Entre-temps, le Parlement européen, officiellement à Strasbourg, est élu directement pour la première fois en 1979. Il décide de tenir ses réunions de commissions à Bruxelles et acquiert à cet effet en 1981 un bâtiment rue Belliard (actuellement occupé par le Comité des régions et le Comité économique et social).

En juillet 1987, un consortium privé est autorisé à démarrer la construction d’un centre de congrès sur le site d’une ancienne brasserie à côté de la gare de Quartier Léopold.

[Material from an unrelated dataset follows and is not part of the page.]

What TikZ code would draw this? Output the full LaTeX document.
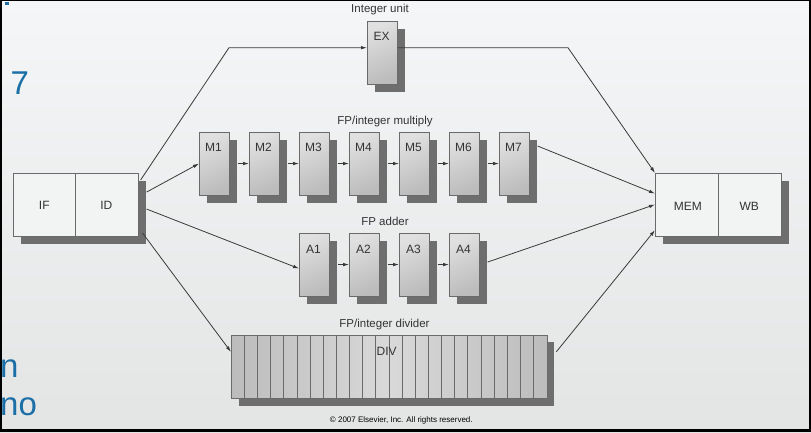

En novembre 1990, le Président du Parlement exprime le souhait du Parlement de louer puis d’acheter le complexe. En janvier 1992, le contrat est signé.

En septembre 1993, le Parlement européen tient sa première session plénière dans ses locaux de Bruxelles. A mesure que l’élargissement progresse, une majorité croissante des membres du Parlement européen souhaite que toutes les sessions plénières ordinaires se tiennent à Bruxelles. Si une compensation adéquate est trouvée pour Strasbourg, ce scénario est sans doute le plus probable.

Ingrédient final : en décembre 2000, dans les couloirs du sommet de Nice, le président Jacques Chirac propose qu’à partir du grand élargissement de 2004, au lieu d’être organisés dans le pays de la présidence tournante, les quatre sommets réguliers des chefs de gouvernement se tiennent à Bruxelles.

C’est la fin du mythe de la capitale tournante. En juillet 2004, la Commission accepte de faire installer sur la verrière du Berlaymont, entièrement rénové, une exposition permanente intitulée « Comment Bruxelles est devenue la capitale de l’Union européenne ».

Bruxelles, comme nous l’avons vu, n’a jamais été choisie comme capitale de l’UE. Elle est devenue la capitale de l’UE par la ruse, par la force des choses, essentiellement à cause de l’incapacité des six, puis des neuf, puis des douze, puis des quinze, puis des vingt-cinq et maintenant des vingt-sept États membres à décider quelle ville devait être cette capitale.

Un fait banal et aléatoire — la Belgique commençant par la lettre B — a ainsi donné lieu, d’abord timidement, puis avec une confiance croissante, à un fait accompli massif et irréversible.